━━━━━ INPUT

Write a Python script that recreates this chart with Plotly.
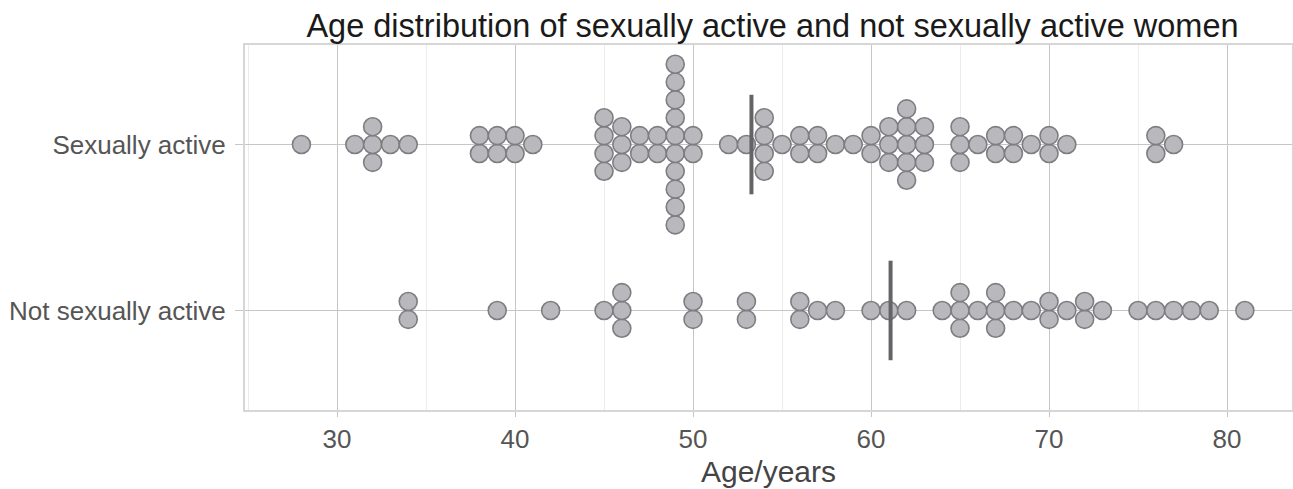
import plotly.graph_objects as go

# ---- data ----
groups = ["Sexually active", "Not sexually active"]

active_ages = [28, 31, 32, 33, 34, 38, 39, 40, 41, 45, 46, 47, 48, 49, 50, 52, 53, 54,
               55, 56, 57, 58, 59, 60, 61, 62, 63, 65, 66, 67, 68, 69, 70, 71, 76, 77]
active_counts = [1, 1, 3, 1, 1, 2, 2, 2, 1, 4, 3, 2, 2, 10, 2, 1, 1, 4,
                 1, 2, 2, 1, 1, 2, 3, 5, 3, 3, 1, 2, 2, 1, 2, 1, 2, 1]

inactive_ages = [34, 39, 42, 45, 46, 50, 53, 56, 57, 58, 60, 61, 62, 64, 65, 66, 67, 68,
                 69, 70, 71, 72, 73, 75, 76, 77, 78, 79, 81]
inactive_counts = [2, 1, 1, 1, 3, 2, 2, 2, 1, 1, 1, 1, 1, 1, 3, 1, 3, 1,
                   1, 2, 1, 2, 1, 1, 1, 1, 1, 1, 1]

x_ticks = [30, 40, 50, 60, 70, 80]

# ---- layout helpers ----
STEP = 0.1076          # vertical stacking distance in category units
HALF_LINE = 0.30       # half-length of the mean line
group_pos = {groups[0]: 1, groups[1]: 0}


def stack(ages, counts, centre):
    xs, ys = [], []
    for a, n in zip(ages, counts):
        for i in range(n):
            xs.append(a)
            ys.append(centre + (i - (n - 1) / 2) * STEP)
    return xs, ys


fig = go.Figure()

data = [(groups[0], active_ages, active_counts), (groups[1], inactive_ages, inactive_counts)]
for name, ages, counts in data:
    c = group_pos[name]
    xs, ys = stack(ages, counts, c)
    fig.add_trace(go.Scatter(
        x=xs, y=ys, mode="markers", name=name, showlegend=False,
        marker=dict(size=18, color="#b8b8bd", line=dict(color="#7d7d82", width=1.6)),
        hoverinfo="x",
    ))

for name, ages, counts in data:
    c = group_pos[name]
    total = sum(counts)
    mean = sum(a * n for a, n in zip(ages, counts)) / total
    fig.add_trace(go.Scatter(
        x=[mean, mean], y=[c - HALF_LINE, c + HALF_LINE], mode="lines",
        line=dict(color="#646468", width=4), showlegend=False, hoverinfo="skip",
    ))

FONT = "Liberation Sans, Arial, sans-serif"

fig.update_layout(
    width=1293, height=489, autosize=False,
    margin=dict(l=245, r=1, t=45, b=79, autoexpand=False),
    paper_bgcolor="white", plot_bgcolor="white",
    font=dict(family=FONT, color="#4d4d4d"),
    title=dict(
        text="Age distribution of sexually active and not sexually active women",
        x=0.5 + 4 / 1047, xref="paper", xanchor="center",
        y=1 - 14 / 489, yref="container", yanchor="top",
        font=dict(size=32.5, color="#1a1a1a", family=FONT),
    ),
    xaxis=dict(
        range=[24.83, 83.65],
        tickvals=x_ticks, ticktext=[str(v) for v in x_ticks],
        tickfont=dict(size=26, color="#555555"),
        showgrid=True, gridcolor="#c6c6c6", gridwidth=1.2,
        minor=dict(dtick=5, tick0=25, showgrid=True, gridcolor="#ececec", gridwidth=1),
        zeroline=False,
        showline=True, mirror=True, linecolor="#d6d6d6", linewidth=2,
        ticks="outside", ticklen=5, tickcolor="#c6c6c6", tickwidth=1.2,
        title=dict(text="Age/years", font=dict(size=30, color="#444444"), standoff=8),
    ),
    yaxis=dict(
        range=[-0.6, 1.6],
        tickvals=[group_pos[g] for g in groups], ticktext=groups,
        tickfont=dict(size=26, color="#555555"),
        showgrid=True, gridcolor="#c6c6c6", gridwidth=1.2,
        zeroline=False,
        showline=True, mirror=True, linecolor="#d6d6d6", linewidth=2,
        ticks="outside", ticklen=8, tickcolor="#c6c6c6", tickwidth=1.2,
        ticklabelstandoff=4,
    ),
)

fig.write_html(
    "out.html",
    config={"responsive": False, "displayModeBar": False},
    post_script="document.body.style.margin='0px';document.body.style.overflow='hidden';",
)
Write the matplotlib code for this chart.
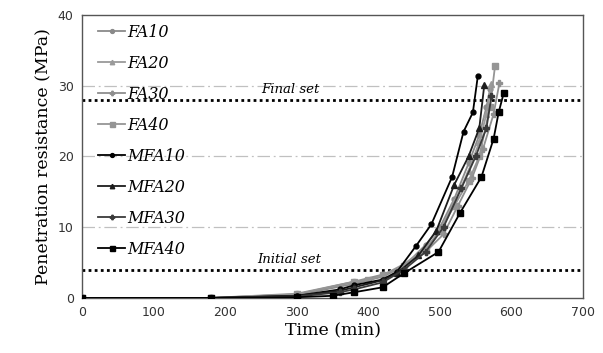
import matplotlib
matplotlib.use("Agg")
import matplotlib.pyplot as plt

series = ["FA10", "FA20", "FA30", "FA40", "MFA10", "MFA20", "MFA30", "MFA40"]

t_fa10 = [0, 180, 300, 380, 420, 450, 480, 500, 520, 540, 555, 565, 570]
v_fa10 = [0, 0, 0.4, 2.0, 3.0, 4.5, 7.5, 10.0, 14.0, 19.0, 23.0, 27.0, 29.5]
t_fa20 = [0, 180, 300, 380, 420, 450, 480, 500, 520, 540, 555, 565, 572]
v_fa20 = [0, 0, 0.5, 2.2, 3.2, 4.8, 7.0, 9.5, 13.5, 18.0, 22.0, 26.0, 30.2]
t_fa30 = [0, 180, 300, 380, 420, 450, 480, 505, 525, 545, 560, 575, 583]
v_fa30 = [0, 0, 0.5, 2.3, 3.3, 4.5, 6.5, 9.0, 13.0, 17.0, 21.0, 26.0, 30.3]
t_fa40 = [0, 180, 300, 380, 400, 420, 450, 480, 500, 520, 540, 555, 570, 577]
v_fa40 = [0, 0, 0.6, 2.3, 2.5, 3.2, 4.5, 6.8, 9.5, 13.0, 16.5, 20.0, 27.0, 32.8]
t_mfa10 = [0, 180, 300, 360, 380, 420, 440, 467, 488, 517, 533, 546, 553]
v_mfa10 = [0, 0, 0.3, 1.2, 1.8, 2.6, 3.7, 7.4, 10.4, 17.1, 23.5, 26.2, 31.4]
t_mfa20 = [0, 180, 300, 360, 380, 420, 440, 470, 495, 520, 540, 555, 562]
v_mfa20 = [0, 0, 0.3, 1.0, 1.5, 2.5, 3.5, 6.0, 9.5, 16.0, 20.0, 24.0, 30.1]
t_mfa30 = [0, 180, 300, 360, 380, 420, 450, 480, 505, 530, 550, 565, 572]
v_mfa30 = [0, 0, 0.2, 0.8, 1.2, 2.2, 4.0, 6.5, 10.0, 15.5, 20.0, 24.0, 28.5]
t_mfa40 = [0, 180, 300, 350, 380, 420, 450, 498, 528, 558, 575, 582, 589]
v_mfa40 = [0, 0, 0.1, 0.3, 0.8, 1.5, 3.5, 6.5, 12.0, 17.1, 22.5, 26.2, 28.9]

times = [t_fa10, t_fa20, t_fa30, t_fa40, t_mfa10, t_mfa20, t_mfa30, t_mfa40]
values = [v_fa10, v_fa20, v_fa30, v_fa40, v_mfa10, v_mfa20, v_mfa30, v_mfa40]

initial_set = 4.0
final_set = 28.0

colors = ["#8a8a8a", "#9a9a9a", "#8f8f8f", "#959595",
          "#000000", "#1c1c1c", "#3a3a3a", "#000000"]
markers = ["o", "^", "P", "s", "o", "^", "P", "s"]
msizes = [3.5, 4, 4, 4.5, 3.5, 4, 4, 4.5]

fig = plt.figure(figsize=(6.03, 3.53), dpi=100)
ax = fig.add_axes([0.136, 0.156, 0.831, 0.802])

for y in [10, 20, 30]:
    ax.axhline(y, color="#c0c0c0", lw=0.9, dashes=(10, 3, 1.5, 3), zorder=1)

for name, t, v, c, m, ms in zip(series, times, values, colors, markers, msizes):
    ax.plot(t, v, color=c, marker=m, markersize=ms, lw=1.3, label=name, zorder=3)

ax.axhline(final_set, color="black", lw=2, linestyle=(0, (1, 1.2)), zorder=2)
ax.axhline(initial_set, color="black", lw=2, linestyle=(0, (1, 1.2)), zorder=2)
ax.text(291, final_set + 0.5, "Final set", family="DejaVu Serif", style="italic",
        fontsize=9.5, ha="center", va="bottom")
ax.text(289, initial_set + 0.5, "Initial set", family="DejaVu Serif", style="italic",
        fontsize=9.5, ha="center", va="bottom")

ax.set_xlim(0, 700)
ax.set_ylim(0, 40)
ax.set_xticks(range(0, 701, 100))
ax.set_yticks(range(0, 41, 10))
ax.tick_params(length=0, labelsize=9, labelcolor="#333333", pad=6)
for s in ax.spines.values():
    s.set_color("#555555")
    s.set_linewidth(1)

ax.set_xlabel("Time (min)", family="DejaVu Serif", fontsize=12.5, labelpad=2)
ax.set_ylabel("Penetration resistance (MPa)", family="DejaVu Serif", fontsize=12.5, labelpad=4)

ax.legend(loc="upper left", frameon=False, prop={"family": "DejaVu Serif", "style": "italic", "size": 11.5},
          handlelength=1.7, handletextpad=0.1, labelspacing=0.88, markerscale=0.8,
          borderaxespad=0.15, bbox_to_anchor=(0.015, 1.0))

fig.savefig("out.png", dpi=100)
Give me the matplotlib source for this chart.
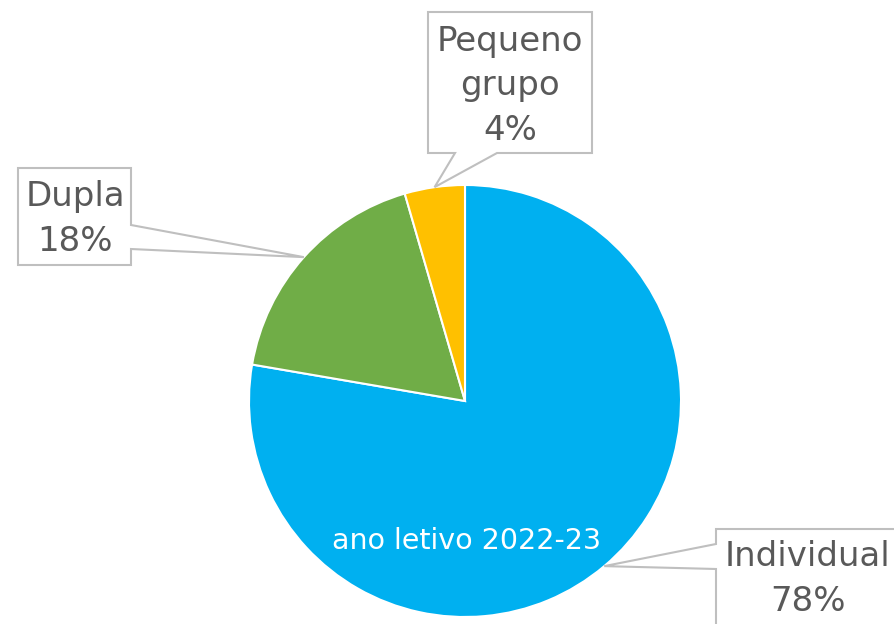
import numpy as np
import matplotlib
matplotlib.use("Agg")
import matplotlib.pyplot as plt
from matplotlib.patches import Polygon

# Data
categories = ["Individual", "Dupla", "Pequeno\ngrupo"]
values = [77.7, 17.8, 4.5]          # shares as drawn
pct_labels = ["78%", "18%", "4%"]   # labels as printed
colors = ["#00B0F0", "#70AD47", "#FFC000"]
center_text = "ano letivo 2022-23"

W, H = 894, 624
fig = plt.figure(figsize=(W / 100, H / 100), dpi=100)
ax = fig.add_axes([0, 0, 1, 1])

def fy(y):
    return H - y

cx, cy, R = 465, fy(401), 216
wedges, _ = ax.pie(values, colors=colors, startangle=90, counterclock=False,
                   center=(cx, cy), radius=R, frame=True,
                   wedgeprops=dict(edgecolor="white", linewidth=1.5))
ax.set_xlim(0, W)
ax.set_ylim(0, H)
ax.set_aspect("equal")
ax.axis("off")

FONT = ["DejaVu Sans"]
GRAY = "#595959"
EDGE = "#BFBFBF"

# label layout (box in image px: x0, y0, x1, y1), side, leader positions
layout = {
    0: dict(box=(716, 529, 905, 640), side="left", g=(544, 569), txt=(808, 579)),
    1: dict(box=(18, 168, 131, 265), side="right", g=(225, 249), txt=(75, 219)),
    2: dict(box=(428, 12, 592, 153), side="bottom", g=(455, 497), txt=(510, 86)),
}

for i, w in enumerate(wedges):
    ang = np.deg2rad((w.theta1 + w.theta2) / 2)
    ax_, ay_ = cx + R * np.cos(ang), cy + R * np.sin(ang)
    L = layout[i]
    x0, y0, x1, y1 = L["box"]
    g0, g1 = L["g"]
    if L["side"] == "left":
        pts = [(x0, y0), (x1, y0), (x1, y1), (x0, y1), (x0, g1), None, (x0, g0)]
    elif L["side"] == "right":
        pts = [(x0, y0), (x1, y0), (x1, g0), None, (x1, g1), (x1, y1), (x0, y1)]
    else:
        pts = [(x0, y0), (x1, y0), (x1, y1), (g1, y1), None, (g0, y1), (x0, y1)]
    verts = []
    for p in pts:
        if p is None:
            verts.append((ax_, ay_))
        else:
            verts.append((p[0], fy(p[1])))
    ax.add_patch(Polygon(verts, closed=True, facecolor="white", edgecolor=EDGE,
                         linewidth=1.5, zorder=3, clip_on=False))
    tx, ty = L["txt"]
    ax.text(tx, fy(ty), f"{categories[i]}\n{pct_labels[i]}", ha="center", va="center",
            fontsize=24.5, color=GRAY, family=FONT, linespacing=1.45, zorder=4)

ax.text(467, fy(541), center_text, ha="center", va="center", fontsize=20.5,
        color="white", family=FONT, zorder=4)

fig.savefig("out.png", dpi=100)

━━━━━━━━━━

§ **EXERCISE DESCRIPTION**
Give again, word for word, the part that opens with the line containing "Write the matplotlib code for this chart." and closes with the one containing "lw=1.3, label=name, zorder=3)". Include both of those lines and skip all pictures.

§ **REPLY**
Write the matplotlib code for this chart.
import matplotlib
matplotlib.use("Agg")
import matplotlib.pyplot as plt

series = ["FA10", "FA20", "FA30", "FA40", "MFA10", "MFA20", "MFA30", "MFA40"]

t_fa10 = [0, 180, 300, 380, 420, 450, 480, 500, 520, 540, 555, 565, 570]
v_fa10 = [0, 0, 0.4, 2.0, 3.0, 4.5, 7.5, 10.0, 14.0, 19.0, 23.0, 27.0, 29.5]
t_fa20 = [0, 180, 300, 380, 420, 450, 480, 500, 520, 540, 555, 565, 572]
v_fa20 = [0, 0, 0.5, 2.2, 3.2, 4.8, 7.0, 9.5, 13.5, 18.0, 22.0, 26.0, 30.2]
t_fa30 = [0, 180, 300, 380, 420, 450, 480, 505, 525, 545, 560, 575, 583]
v_fa30 = [0, 0, 0.5, 2.3, 3.3, 4.5, 6.5, 9.0, 13.0, 17.0, 21.0, 26.0, 30.3]
t_fa40 = [0, 180, 300, 380, 400, 420, 450, 480, 500, 520, 540, 555, 570, 577]
v_fa40 = [0, 0, 0.6, 2.3, 2.5, 3.2, 4.5, 6.8, 9.5, 13.0, 16.5, 20.0, 27.0, 32.8]
t_mfa10 = [0, 180, 300, 360, 380, 420, 440, 467, 488, 517, 533, 546, 553]
v_mfa10 = [0, 0, 0.3, 1.2, 1.8, 2.6, 3.7, 7.4, 10.4, 17.1, 23.5, 26.2, 31.4]
t_mfa20 = [0, 180, 300, 360, 380, 420, 440, 470, 495, 520, 540, 555, 562]
v_mfa20 = [0, 0, 0.3, 1.0, 1.5, 2.5, 3.5, 6.0, 9.5, 16.0, 20.0, 24.0, 30.1]
t_mfa30 = [0, 180, 300, 360, 380, 420, 450, 480, 505, 530, 550, 565, 572]
v_mfa30 = [0, 0, 0.2, 0.8, 1.2, 2.2, 4.0, 6.5, 10.0, 15.5, 20.0, 24.0, 28.5]
t_mfa40 = [0, 180, 300, 350, 380, 420, 450, 498, 528, 558, 575, 582, 589]
v_mfa40 = [0, 0, 0.1, 0.3, 0.8, 1.5, 3.5, 6.5, 12.0, 17.1, 22.5, 26.2, 28.9]

times = [t_fa10, t_fa20, t_fa30, t_fa40, t_mfa10, t_mfa20, t_mfa30, t_mfa40]
values = [v_fa10, v_fa20, v_fa30, v_fa40, v_mfa10, v_mfa20, v_mfa30, v_mfa40]

initial_set = 4.0
final_set = 28.0

colors = ["#8a8a8a", "#9a9a9a", "#8f8f8f", "#959595",
          "#000000", "#1c1c1c", "#3a3a3a", "#000000"]
markers = ["o", "^", "P", "s", "o", "^", "P", "s"]
msizes = [3.5, 4, 4, 4.5, 3.5, 4, 4, 4.5]

fig = plt.figure(figsize=(6.03, 3.53), dpi=100)
ax = fig.add_axes([0.136, 0.156, 0.831, 0.802])

for y in [10, 20, 30]:
    ax.axhline(y, color="#c0c0c0", lw=0.9, dashes=(10, 3, 1.5, 3), zorder=1)

for name, t, v, c, m, ms in zip(series, times, values, colors, markers, msizes):
    ax.plot(t, v, color=c, marker=m, markersize=ms, lw=1.3, label=name, zorder=3)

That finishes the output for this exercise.